The above answers get at the most fundamental aspects of the C++ memory model. In practice, most uses of std::atomic<>
"just work", at least until the programmer over-optimizes (e.g., by trying to relax too many things).
There is one place where mistakes are still common: sequence locks. There is an excellent and easy-to-read discussion of the challenges at https://www.hpl.hp.com/techreports/2012/HPL-2012-68.pdf. Sequence locks are appealing because the reader avoids writing to the lock word. The following code is based on Figure 1 of the above technical report, and it highlights the challenges when implementing sequence locks in C++:
atomic<uint64_t> seq; // seqlock representation
int data1, data2; // this data will be protected by seq
T reader() {
int r1, r2;
unsigned seq0, seq1;
while (true) {
seq0 = seq;
r1 = data1; // INCORRECT! Data Race!
r2 = data2; // INCORRECT!
seq1 = seq;
// if the lock didn't change while I was reading, and
// the lock wasn't held while I was reading, then my
// reads should be valid
if (seq0 == seq1 && !(seq0 & 1))
break;
}
use(r1, r2);
}
void writer(int new_data1, int new_data2) {
unsigned seq0 = seq;
while (true) {
if ((!(seq0 & 1)) && seq.compare_exchange_weak(seq0, seq0 + 1))
break; // atomically moving the lock from even to odd is an acquire
}
data1 = new_data1;
data2 = new_data2;
seq = seq0 + 2; // release the lock by increasing its value to even
}
As unintuitive as it seams at first, data1
and data2
need to be atomic<>
. If they are not atomic, then they could be read (in reader()
) at the exact same time as they are written (in writer()
).
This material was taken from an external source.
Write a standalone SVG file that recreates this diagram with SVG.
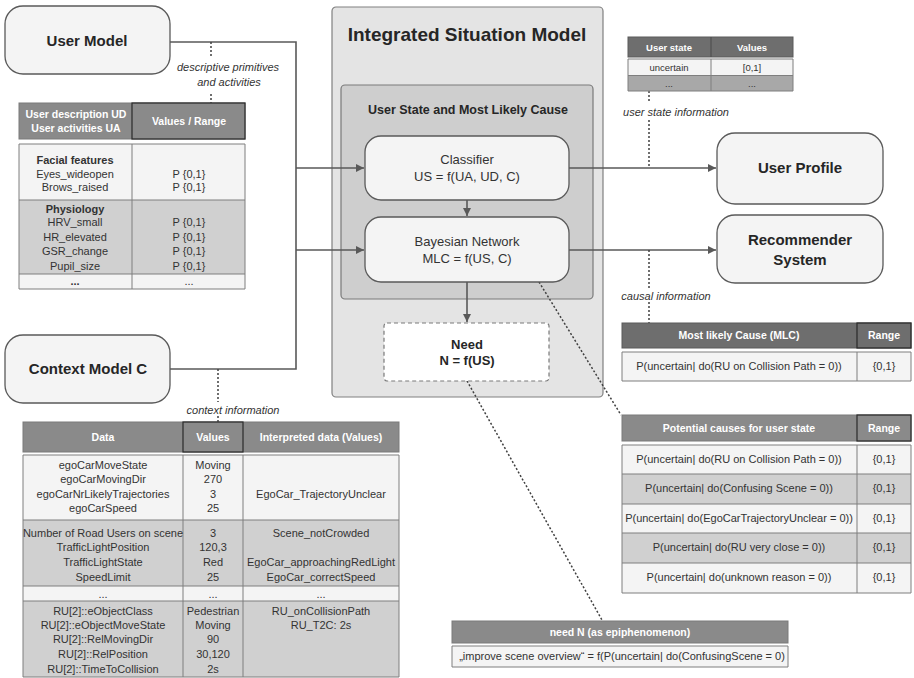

According to the C++ memory model, this is a race even if reader()
never actually uses the data. In addition, if they are not atomic, then the compiler can cache the first read of each value in a register. Obviously you wouldn't want that... you want to re-read in each iteration of the while
loop in reader()
.
It is also not sufficient to make them atomic<>
and access them with memory_order_relaxed
. The reason for this is that the reads of seq (in reader()
) only have acquire semantics. In simple terms, if X and Y are memory accesses, X precedes Y, X is not an acquire or release, and Y is an acquire, then the compiler can reorder Y before X. If Y was the second read of seq, and X was a read of data, such a reordering would break the lock implementation.
The paper gives a few solutions. The one with the best performance today is probably the one that uses an atomic_thread_fence
with memory_order_relaxed
before the second read of the seqlock. In the paper, it's Figure 6. I'm not reproducing the code here, because anyone who has read this far really ought to read the paper. It is more precise and complete than this post.
The last issue is that it might be unnatural to make the data
variables atomic. If you can't in your code, then you need to be very careful, because casting from non-atomic to atomic is only legal for primitive types. C++20 is supposed to add atomic_ref<>
, which will make this problem easier to resolve.
To summarize: even if you think you understand the C++ memory model, you should be very careful before rolling your own sequence locks.